Pigseed was still spitting loose teeth. “It’s loyalty, isn’t it. Being loyal or being disloyal. You were one of us. You should have stayed.”
“You never even liked me,” Primo pointed out. “And I never liked you either. You’re a small time shit. So leave me be from now on. I’ve got my new place on the fourth, and I’m staying ther
e. And if any of you ever manage to move up to the fourth yourselves, which seems fucking unlikely, well, don’t come building your slums next to me. I don’t want to know you. None of you.”
“Living alone,” sniffed Pigseed, “ain’t natural.”
“Beating up on old friends isn’t natural,” said Primo. “Though perhaps it is for you. That’s why you’re still on the third.”

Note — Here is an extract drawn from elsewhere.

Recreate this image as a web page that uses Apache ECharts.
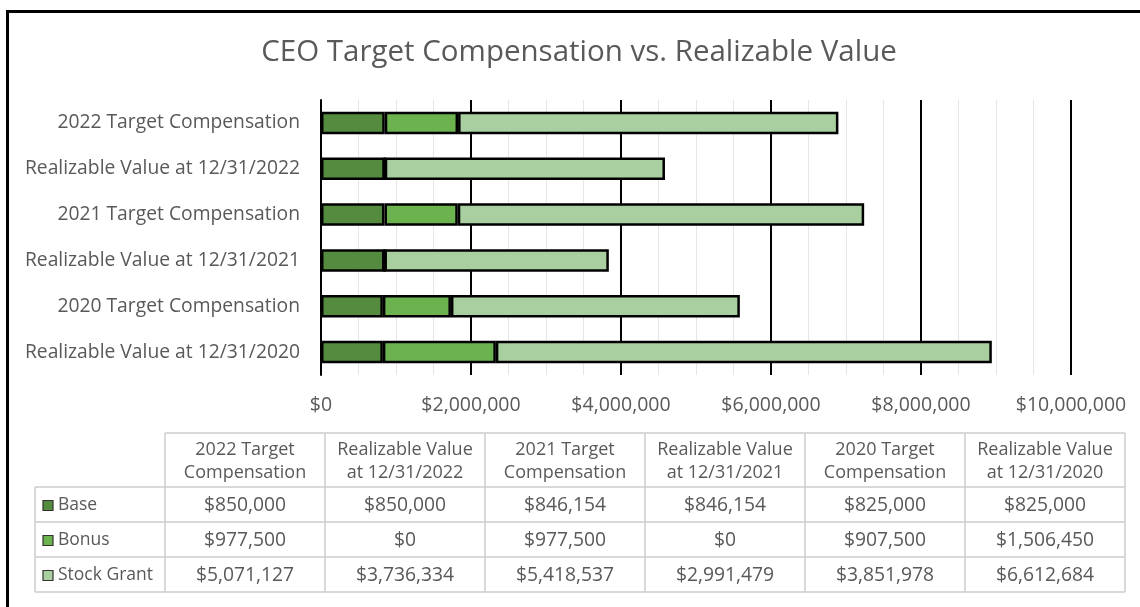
<!DOCTYPE html>
<html>
<head>
<meta charset="utf-8">
<script src="https://cdn.jsdelivr.net/npm/echarts@6/dist/echarts.min.js"></script>
<style>
  html, body { margin: 0; padding: 0; background: #fff; }
  #chart { width: 1140px; height: 607px; }
</style>
</head>
<body>
<div id="chart"></div>
<script>
  // chart data (top to bottom)
  const categories = [
    '2022 Target Compensation',
    'Realizable Value at 12/31/2022',
    '2021 Target Compensation',
    'Realizable Value at 12/31/2021',
    '2020 Target Compensation',
    'Realizable Value at 12/31/2020'
  ]
  const base = [850000, 850000, 846154, 846154, 825000, 825000]
  const bonus = [977500, 0, 977500, 0, 907500, 1506450]
  const stockGrant = [5071127, 3736334, 5418537, 2991479, 3851978, 6612684]
  const seriesNames = ['Base', 'Bonus', 'Stock Grant']
  const seriesColors = ['#548b3e', '#6cb24f', '#a9cea0']

  const FONT = '"Open Sans", sans-serif'
  const TEXT = '#595959'
  const money = v => '$' + v.toLocaleString('en-US')

  // data table under the chart
  const tableTop = 433, headH = 54, rowH = 35
  const labelLeft = 35, colLeft = 165, colW = 160
  const gridColor = '#cccccc'

  function buildTable() {
    const els = []
    const rows = [base, bonus, stockGrant]
    const right = colLeft + colW * categories.length
    const bottom = tableTop + headH + rowH * rows.length
    const line = (x1, y1, x2, y2) => ({
      type: 'line', silent: true,
      shape: { x1, y1, x2, y2 },
      style: { stroke: gridColor, lineWidth: 1.5 }
    })
    // horizontal lines
    els.push(line(colLeft, tableTop, right, tableTop))
    for (let r = 0; r <= rows.length; r++) {
      const y = tableTop + headH + rowH * r
      els.push(line(labelLeft, y, right, y))
    }
    // vertical lines
    els.push(line(labelLeft, tableTop + headH, labelLeft, bottom))
    for (let c = 0; c <= categories.length; c++) {
      const x = colLeft + colW * c
      els.push(line(x, tableTop, x, bottom))
    }
    // headers
    categories.forEach((name, c) => {
      els.push({
        type: 'text', silent: true,
        style: {
          text: name.replace(' Compensation', '\nCompensation').replace(' at ', '\nat '),
          x: colLeft + colW * c + colW / 2,
          y: tableTop + headH / 2 + 1,
          textAlign: 'center', textVerticalAlign: 'middle',
          font: '18px ' + FONT, fill: TEXT, lineHeight: 23
        }
      })
    })
    // rows
    rows.forEach((vals, r) => {
      const cy = tableTop + headH + rowH * r + rowH / 2 + 1
      els.push({
        type: 'rect', silent: true,
        shape: { x: 43, y: cy - 5, width: 10, height: 10 },
        style: { fill: seriesColors[r], stroke: '#333', lineWidth: 1.2 }
      })
      els.push({
        type: 'text', silent: true,
        style: {
          text: seriesNames[r], x: 58, y: cy,
          textAlign: 'left', textVerticalAlign: 'middle',
          font: '17.5px ' + FONT, fill: TEXT
        }
      })
      vals.forEach((v, c) => {
        els.push({
          type: 'text', silent: true,
          style: {
            text: money(v),
            x: colLeft + colW * c + colW / 2, y: cy,
            textAlign: 'center', textVerticalAlign: 'middle',
            font: '19.3px ' + FONT, fill: TEXT
          }
        })
      })
    })
    // outer frame
    els.push({
      type: 'rect', silent: true,
      shape: { x: 7.5, y: 11.5, width: 1200, height: 700 },
      style: { fill: 'none', stroke: '#000', lineWidth: 3 }
    })
    return els
  }

  const chart = echarts.init(document.getElementById('chart'))
  const option = {
    backgroundColor: '#fff',
    textStyle: { fontFamily: FONT },
    title: {
      text: 'CEO Target Compensation vs. Realizable Value',
      left: 574, top: 33, textAlign: 'center',
      textStyle: { fontSize: 29.5, fontWeight: 'normal', color: TEXT, fontFamily: FONT }
    },
    grid: { left: 321, right: 69, top: 100, bottom: 232 },
    xAxis: {
      type: 'value',
      min: 0, max: 10000000, interval: 2000000,
      axisLine: { show: false },
      axisTick: { show: false },
      axisLabel: { formatter: money, fontSize: 19.5, color: TEXT, margin: 20 },
      splitLine: { lineStyle: { color: '#000', width: 2 } },
      minorTick: { show: false, splitNumber: 4 },
      minorSplitLine: { show: true, lineStyle: { color: '#e6e6e6', width: 1 } }
    },
    yAxis: {
      type: 'category',
      inverse: true,
      data: categories,
      axisLine: { lineStyle: { color: '#000', width: 2 } },
      axisTick: { show: false },
      axisLabel: { fontSize: 19.3, color: TEXT, margin: 21 }
    },
    series: [base, bonus, stockGrant].map((d, i) => ({
      name: seriesNames[i],
      type: 'bar',
      stack: 'total',
      barWidth: '49%',
      data: d,
      itemStyle: { color: seriesColors[i], borderColor: '#000', borderWidth: 2.5 }
    })),
    graphic: buildTable()
  }
  chart.setOption(option)
  window.addEventListener('resize', () => chart.resize())
</script>
</body>
</html>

“Fuck off,” Warl glared at Primo. And this time he did.
Primo kicked off from the valley’s scrubby grass and gravel, and swept straight up and over to the fogs. He didn’t feel the cold as he flew through, now travelling in the right direction. Once back on his own side, he settled on the cliff edge above his newly renovated home and leaned back against the heather brush, closing his eyes. The mist banks were tiring. But he’d achieved exactly what he’d wanted. He knew, as one could know here without acknowledging doubt, that the rabble wouldn’t attack him again. They’d leave him alone. He’d secured his isolation and his inviolate place on the fourth plane. Just how much that new place was worth, Primo wasn’t yet quite sure.
“I can’t for the life of me see why you’re so upset,” said Julian. “You lack imagination, my girl.”
“It’s my imagination that’s making me upset,” said Sophie. “Honestly, she never said a word to me, not a whisper. Gracious, Jules, she knew I wasn’t ever close to Dad. I’d have backed her up, been pleased for her. If only she’d told me.”
“Darling, you’re not even discreet,” said Julian. “In one of those tantrums of yours, you’d have flung it in your father’s face. Go on, admit it. You’d never be the recipient of my secrets, I can promise you.”
“That’s mean,” said Sophie, annoyed to realise it was true.
There was a sheaf of papers, legally typed, safe in their own aged envelope. In Italian and difficult to decipher, but Julian had decided it meant property. It was the deeds to a house. The address was clear, then Georgia’s name and signature. It appeared she owned a house in Italy. Had owned. And Sophie was her only beneficiary.